| Directions |
Your task is to filter the data below down to the lines holding "chart".

• • •

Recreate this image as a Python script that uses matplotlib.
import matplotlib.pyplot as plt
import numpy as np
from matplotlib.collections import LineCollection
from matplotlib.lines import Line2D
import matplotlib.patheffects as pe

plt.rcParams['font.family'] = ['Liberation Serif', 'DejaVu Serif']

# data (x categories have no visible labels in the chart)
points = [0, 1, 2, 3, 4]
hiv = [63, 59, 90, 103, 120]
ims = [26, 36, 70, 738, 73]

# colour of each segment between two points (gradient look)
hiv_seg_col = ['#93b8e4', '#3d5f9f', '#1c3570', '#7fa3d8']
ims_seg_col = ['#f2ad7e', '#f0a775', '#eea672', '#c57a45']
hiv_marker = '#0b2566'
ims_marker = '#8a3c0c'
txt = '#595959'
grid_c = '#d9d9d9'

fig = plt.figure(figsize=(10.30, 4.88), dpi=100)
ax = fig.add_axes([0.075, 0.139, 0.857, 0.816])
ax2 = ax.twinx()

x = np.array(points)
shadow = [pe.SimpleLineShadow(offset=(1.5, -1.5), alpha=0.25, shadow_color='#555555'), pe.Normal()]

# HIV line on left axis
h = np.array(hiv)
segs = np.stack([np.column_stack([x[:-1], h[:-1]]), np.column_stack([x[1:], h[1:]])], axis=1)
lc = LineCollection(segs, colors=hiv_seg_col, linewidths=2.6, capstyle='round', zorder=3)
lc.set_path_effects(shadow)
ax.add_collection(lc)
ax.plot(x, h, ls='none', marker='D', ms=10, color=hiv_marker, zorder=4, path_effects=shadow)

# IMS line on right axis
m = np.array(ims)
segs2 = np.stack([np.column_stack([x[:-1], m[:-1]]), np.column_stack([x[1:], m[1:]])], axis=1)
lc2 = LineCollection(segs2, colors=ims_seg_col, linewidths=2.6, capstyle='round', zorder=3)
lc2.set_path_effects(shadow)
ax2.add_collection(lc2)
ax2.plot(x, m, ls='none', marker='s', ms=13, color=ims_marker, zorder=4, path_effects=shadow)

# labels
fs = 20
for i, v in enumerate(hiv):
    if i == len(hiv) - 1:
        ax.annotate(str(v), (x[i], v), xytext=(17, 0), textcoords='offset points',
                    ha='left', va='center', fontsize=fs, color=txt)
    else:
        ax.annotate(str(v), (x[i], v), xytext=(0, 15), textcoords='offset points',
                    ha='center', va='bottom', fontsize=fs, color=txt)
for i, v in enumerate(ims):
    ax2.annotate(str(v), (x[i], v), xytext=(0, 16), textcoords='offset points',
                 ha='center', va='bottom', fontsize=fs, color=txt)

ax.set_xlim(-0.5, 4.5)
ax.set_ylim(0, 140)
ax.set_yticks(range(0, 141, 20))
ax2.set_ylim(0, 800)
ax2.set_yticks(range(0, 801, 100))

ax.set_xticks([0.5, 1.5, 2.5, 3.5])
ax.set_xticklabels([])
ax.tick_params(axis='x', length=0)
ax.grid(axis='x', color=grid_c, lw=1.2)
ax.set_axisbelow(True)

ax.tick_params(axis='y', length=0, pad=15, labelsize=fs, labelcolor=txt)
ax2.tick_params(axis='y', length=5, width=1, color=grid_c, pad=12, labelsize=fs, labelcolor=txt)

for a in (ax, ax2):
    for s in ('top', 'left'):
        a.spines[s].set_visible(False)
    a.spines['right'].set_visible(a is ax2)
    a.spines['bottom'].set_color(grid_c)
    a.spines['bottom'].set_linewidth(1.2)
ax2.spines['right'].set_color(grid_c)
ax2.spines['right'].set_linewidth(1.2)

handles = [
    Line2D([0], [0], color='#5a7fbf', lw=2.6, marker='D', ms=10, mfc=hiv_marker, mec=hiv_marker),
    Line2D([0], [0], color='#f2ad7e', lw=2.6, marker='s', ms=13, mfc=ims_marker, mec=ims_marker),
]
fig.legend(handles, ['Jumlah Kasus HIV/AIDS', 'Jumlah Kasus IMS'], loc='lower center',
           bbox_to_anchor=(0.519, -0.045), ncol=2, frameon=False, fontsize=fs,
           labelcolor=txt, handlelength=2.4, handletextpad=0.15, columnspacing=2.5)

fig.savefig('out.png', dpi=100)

• • •

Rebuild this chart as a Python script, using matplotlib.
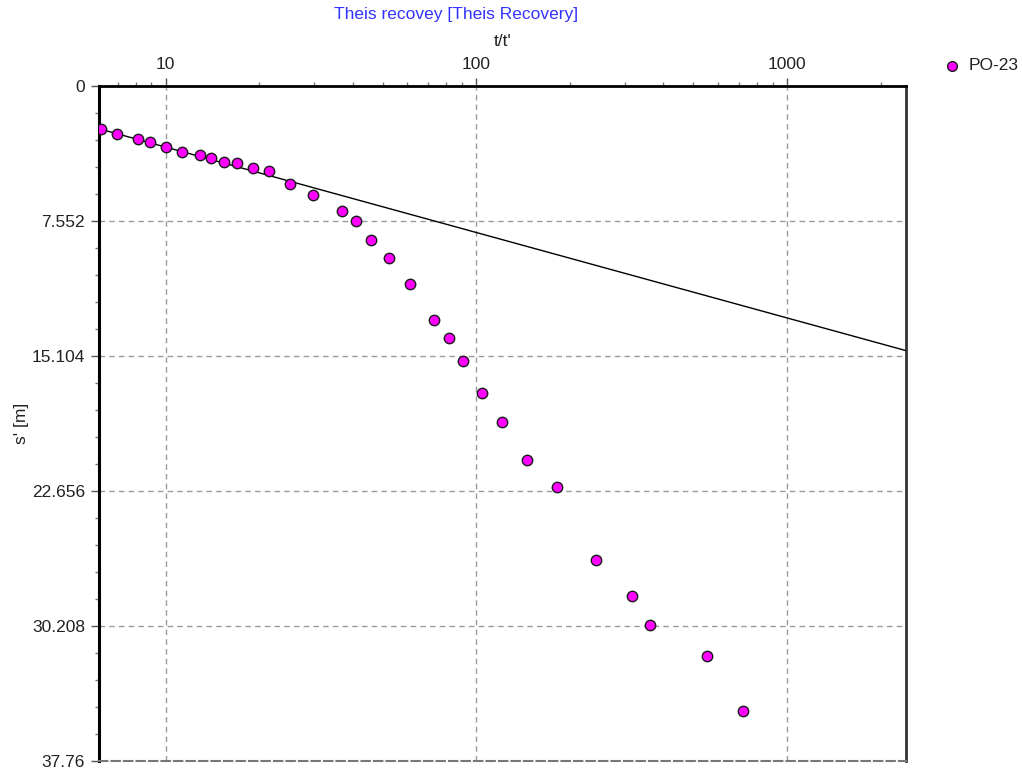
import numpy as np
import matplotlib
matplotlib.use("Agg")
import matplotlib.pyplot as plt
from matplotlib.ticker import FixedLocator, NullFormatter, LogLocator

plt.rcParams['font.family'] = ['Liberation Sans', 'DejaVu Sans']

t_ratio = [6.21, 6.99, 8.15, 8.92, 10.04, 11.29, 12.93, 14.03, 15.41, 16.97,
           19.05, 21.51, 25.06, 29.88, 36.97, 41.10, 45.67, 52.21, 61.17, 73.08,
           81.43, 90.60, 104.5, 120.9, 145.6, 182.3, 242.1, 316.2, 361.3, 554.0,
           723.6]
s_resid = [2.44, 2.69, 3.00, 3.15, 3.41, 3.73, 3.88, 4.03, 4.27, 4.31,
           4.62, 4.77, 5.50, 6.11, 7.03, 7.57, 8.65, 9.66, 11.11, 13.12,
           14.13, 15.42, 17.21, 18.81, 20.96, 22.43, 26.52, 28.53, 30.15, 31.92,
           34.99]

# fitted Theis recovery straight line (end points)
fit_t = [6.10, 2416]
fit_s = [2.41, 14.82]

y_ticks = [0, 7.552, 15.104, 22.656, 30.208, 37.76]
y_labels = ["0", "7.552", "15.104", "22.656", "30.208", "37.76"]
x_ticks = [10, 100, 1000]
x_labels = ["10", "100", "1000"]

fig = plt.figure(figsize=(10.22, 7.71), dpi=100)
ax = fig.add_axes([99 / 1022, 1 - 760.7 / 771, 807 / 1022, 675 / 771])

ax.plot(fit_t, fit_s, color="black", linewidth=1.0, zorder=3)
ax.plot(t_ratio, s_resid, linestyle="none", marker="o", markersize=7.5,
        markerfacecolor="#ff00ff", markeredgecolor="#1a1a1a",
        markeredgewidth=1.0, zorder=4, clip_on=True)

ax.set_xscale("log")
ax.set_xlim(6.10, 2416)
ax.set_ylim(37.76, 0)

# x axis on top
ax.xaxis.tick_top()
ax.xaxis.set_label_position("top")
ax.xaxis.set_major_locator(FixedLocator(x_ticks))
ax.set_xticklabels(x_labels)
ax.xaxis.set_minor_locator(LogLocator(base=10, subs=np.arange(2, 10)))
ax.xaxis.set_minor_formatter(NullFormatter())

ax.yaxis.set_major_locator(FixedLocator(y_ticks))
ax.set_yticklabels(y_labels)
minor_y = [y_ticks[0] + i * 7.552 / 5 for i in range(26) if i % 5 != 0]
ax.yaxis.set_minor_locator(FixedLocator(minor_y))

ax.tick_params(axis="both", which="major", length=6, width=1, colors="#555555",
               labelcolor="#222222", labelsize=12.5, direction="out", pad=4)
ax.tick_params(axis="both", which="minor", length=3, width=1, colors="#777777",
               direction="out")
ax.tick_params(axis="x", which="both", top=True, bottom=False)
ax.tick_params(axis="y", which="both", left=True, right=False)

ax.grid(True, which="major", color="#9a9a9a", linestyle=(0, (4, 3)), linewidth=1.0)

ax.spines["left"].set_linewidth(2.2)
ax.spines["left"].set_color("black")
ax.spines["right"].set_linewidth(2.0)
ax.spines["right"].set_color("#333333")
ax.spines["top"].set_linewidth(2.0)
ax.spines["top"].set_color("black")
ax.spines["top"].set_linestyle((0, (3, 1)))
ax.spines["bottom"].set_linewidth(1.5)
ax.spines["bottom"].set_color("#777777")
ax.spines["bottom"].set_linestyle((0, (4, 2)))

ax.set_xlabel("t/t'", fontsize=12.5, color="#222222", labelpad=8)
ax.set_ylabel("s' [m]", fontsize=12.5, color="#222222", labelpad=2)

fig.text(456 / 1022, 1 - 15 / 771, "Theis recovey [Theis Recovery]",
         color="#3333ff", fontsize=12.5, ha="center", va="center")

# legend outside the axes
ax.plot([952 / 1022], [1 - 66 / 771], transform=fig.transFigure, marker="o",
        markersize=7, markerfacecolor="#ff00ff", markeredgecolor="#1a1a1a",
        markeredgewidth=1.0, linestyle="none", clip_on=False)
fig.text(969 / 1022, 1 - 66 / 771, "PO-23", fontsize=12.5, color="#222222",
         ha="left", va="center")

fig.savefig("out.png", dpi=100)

• • •

| Solved exercise |
# data (x categories have no visible labels in the chart)
Rebuild this chart as a Python script, using matplotlib.

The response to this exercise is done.